Sunday, December 28, 2008

Prime Rib

There is nothing quite like the classic prime rib. Prime rib is something that anybody can make at home with steakhouse quality results. First make sure you are starting with a quality cut and grade of beef. You are looking for a quality bone-in rib eye roast. The grades of beef that you will find in the supermarket are typically going to be Prime, Choice, and Select. Only 2-3% of the beef produced in the U.S. is graded out as Prime, and typically it is only found in the high end restaurants and butcher shops. I have always had great results with the Choice Black Angus cuts that we find locally here at Plumbs Markets. A call ahead to the butcher will land you a nice roast that is pre-strung, trimmed, and ready for the oven like the one pictured below. I always order the roasts from the smaller end meaning bones 10-12. This gives you a nice sized 3 rib roast like the one pictured. (Do not be afraid to ask your butcher for help.) The meat at this end is still very well marbled but will not have that very large vein of fat running through it that you can get with some cheaper end roasts.

It is worth grinding your own spices to get a really flavorful spice rub. For prime rib I use a mix of kosher salt, rosemary,black peppercorns, and coriander. Grinding the spices a little will allow them to release all of their flavors. The coriander is one of my favorite spices to use fresh ground. It is actually the seed of the cilantro plant and has a similar peppery citrus flavor.

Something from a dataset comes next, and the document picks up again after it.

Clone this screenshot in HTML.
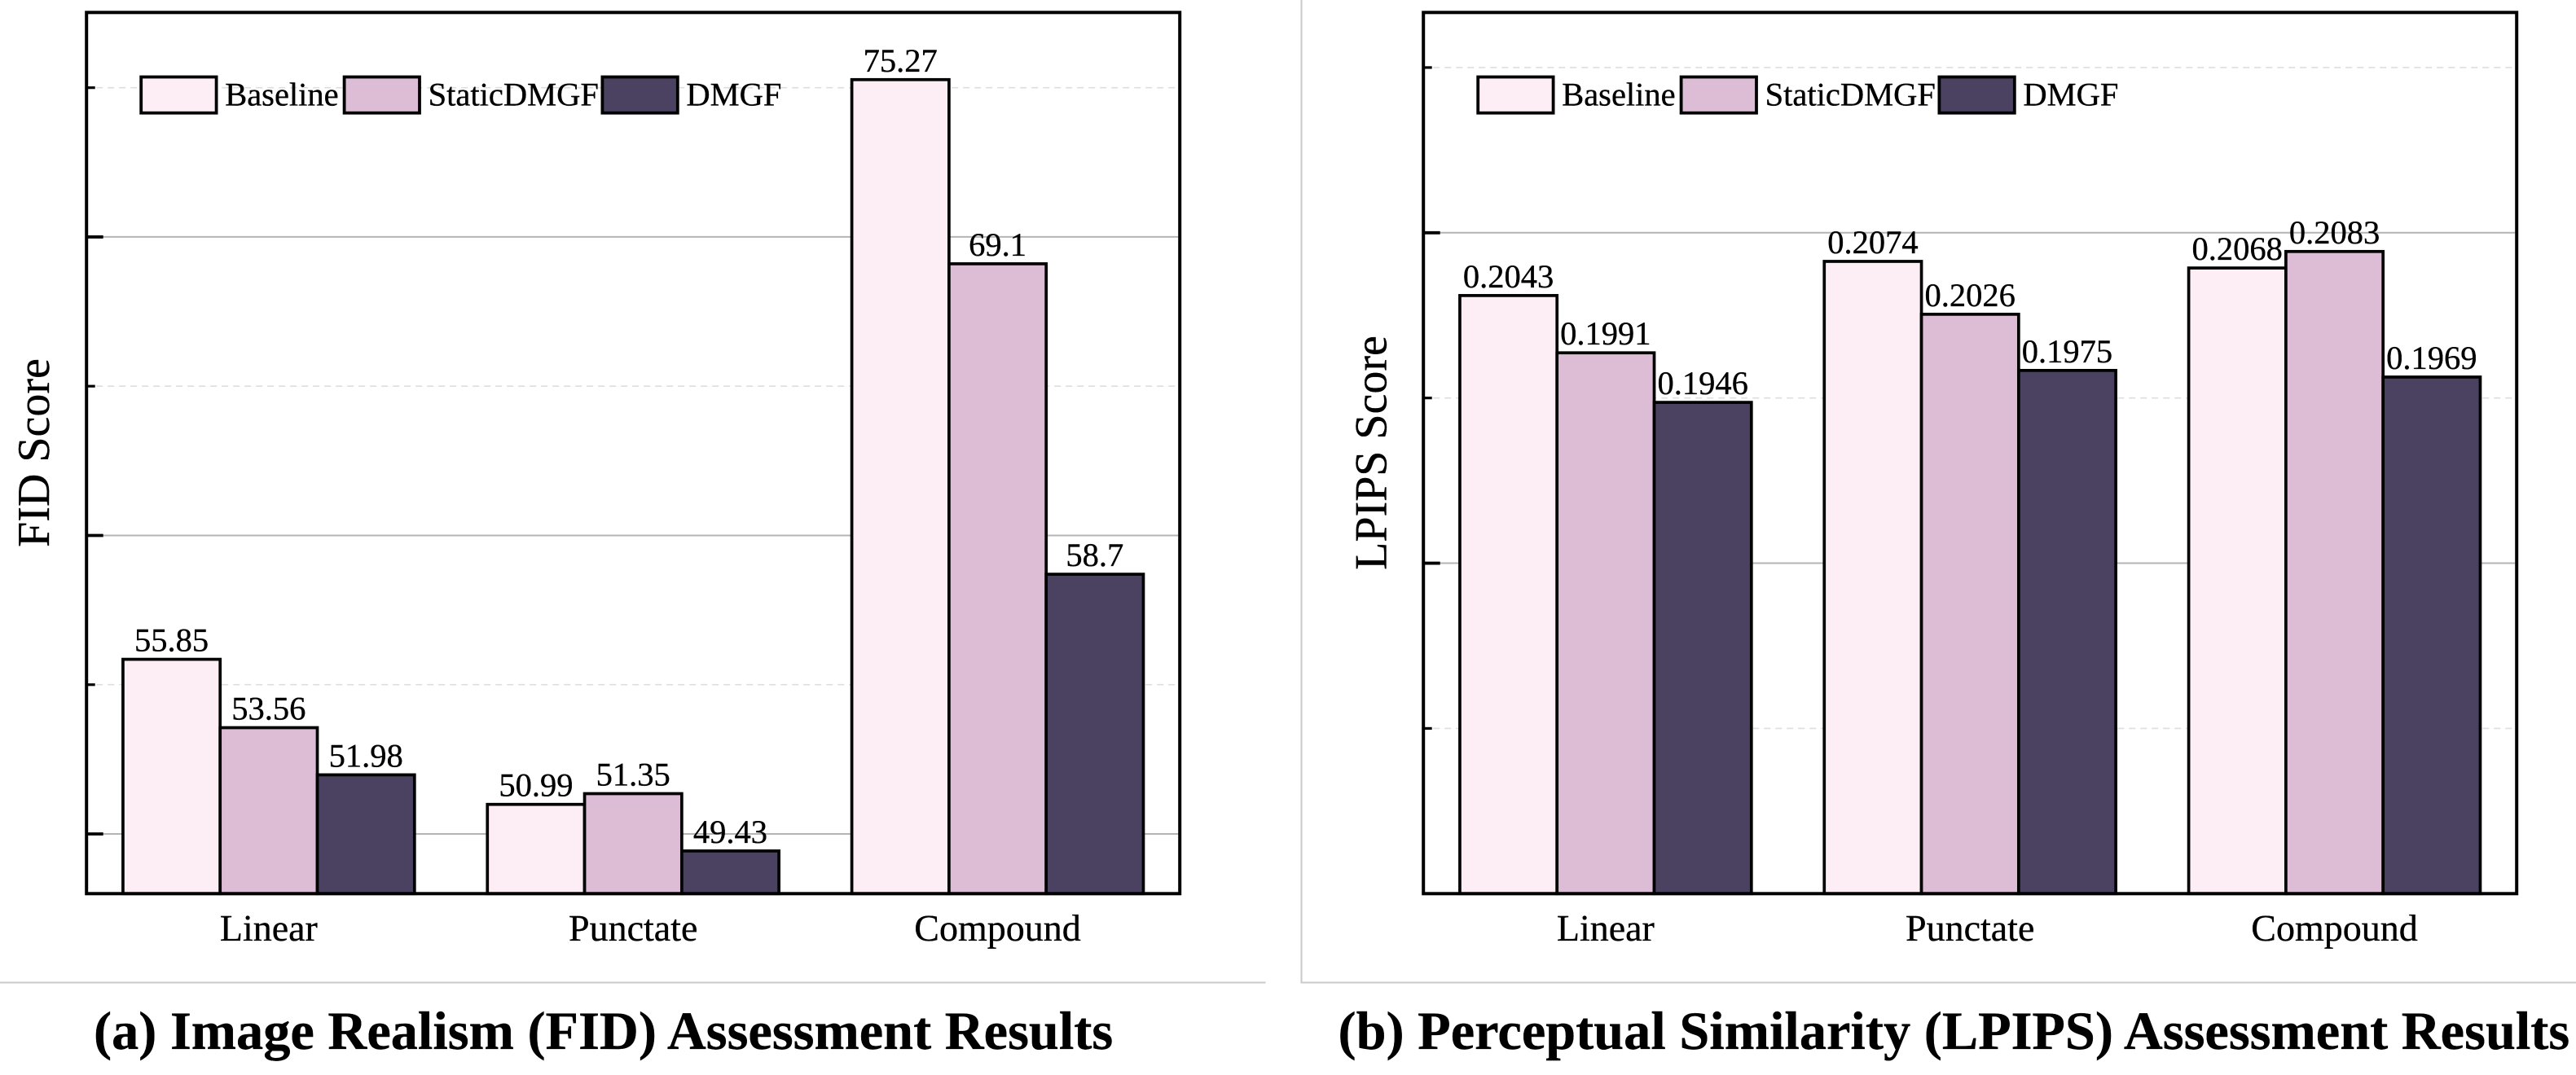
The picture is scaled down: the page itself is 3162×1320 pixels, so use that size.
<!DOCTYPE html>
<html lang="en">
<head>
<meta charset="utf-8">
<title>FID and LPIPS Assessment Results</title>
<style>
html,body{margin:0;padding:0;background:#fff;width:3162px;height:1320px;overflow:hidden}
svg{display:block}
text{font-family:"Liberation Serif",serif;fill:#000;stroke:#000;stroke-width:.35px;text-rendering:geometricPrecision}
.fig-title{font-size:66.35px;font-weight:bold}
.axis-title{font-size:56px}
</style>
</head>
<body>
<svg id="figure" xmlns="http://www.w3.org/2000/svg" width="3162" height="1320" viewBox="0 0 3162 1320">
  <rect x="0" y="0" width="3162" height="1320" fill="#fff"/>
  <line x1="0" y1="1206.5" x2="1553.5" y2="1206.5" stroke="#c9c9c9" stroke-width="2"/>
  <path d="M1597.5 0V1206.5H3162" fill="none" stroke="#c9c9c9" stroke-width="2"/>
  <g id="panel-a"></g>
  <g id="panel-b"></g>
  <text class="axis-title" transform="translate(60 556) rotate(-90)" text-anchor="middle">FID Score</text>
  <text class="axis-title" transform="translate(1701.5 556) rotate(-90)" text-anchor="middle">LPIPS Score</text>
  <text class="fig-title" x="115" y="1288">(a) Image Realism (FID) Assessment Results</text>
  <text class="fig-title" x="1642.5" y="1288">(b) Perceptual Similarity (LPIPS) Assessment Results</text>
</svg>
<script>
const categories = ['Linear', 'Punctate', 'Compound'];
const seriesNames = ['Baseline', 'StaticDMGF', 'DMGF'];

const fidBaseline = [55.85, 50.99, 75.27];
const fidStatic = [53.56, 51.35, 69.1];
const fidDmgf = [51.98, 49.43, 58.7];
const fidMajorTicks = [50, 60, 70];
const fidMinorTicks = [55, 65, 75];
const fidDomain = [48, 77.52];

const lpipsBaseline = [0.2043, 0.2074, 0.2068];
const lpipsStatic = [0.1991, 0.2026, 0.2083];
const lpipsDmgf = [0.1946, 0.1975, 0.1969];
const lpipsMajorTicks = [0.18, 0.21];
const lpipsMinorTicks = [0.165, 0.195, 0.225];
const lpipsDomain = [0.15, 0.23];

const seriesColors = ['#fdeef5', '#ddbdd5', '#4b4261'];
const NS = 'http://www.w3.org/2000/svg';

function make(parent, tag, attrs, text) {
  const el = document.createElementNS(NS, tag);
  for (const k in attrs) el.setAttribute(k, attrs[k]);
  if (text !== undefined) el.textContent = text;
  parent.appendChild(el);
  return el;
}

function drawPanel(group, prefix, left, series, majorTicks, minorTicks, domain) {
  const top = 15.3, bottom = 1097.3, width = 1342, right = left + width;
  const xOf = function (i) { return left + (i + 0.5) * width / categories.length; };
  const yOf = function (v) { return bottom - (v - domain[0]) / (domain[1] - domain[0]) * (bottom - top); };
  const barW = 0.8 / seriesNames.length * width / categories.length;

  minorTicks.forEach(function (t) {
    const y = yOf(t);
    const grid = make(group, 'line', {x1: left + 12, y1: y, x2: right - 4, y2: y, stroke: '#dedede', 'stroke-width': 1.6, 'stroke-dasharray': '8 6'});
    
    
  });
  majorTicks.forEach(function (t) {
    const y = yOf(t);
    const grid = make(group, 'line', {x1: left, y1: y, x2: right - 2, y2: y, stroke: '#b4b4b4', 'stroke-width': 2});
    
    
  });

  series.forEach(function (values, s) {
    values.forEach(function (v, i) {
      const x = xOf(i) + (s - 1.5) * barW;
      const y = yOf(v);
      const bar = make(group, 'rect', {x: x, y: y, width: barW, height: bottom - y, fill: seriesColors[s], stroke: '#000', 'stroke-width': 3.7});
      
      
    });
  });
  series.forEach(function (values, s) {
    values.forEach(function (v, i) {
      const x = xOf(i) + (s - 1) * barW;
      const label = make(group, 'text', {x: x, y: yOf(v) - 10, 'text-anchor': 'middle', 'font-size': 40.5}, String(v));
      
      
    });
  });

  categories.forEach(function (c, i) {
    const label = make(group, 'text', {x: xOf(i), y: 1155, 'text-anchor': 'middle', 'font-size': 46}, c);
    
    
  });

  const legendOffsets = [67, 316.4, 633.2];
  seriesNames.forEach(function (name, s) {
    const swatch = make(group, 'rect', {x: left + legendOffsets[s], y: 94.5, width: 92.4, height: 44.2, fill: seriesColors[s], stroke: '#000', 'stroke-width': 3.8});
    
    
    const label = make(group, 'text', {x: left + legendOffsets[s] + 103, y: 129.5, 'font-size': 40.5}, name);
    
    
  });

  majorTicks.forEach(function (t) {
    const y = yOf(t);
    const tick = make(group, 'line', {x1: left, y1: y, x2: left + 20.5, y2: y, stroke: '#000', 'stroke-width': 3.8});
    
    
  });
  minorTicks.forEach(function (t) {
    const y = yOf(t);
    const tick = make(group, 'line', {x1: left, y1: y, x2: left + 10.5, y2: y, stroke: '#000', 'stroke-width': 3.2});
    
    
  });

  const frame = make(group, 'rect', {x: left, y: top, width: width, height: bottom - top, fill: 'none', stroke: '#000', 'stroke-width': 4});
  
  
}

drawPanel(document.getElementById('panel-a'), 'fid', 106.2, [fidBaseline, fidStatic, fidDmgf], fidMajorTicks, fidMinorTicks, fidDomain);
drawPanel(document.getElementById('panel-b'), 'lpips', 1747.2, [lpipsBaseline, lpipsStatic, lpipsDmgf], lpipsMajorTicks, lpipsMinorTicks, lpipsDomain);
</script>
</body>
</html>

The easy way to make prime rib is to liberally coat the outside with vegetable or olive oil and your fresh spice rub. If using olive oil use a lighter style versus an extra virgin variety as it my actually burn at the high temperatures. I start the roast out at 475 degrees for 30 minutes and the lower the temperature down to 325 degrees. I use a digital thermometer and pull the roast when the center internal temperature is around 135 degrees. Then I tent the roast with some foil and let it rest for at least 30 minutes. The internal temperature of the roast will continue to rise during this time. You will be left with something for everybody. Medium-well ends and a perfect medium-rare center.

My favorite side dish to serve with beef is a classic potato gratin. It is layers of thinly sliced potatoes, onions, Parmesan cheese, fresh thyme, and cream. I like to use these small cast iron pans for individual serving dishes.

Here is a look at the final plate. We served this with homemade rosemary focaccia bread, sauteed button mushrooms, roasted Brussels sprouts with bacon, and the potato gratin. Of course it would not be complete with out a little au jus and fresh horseradish sauce on the side.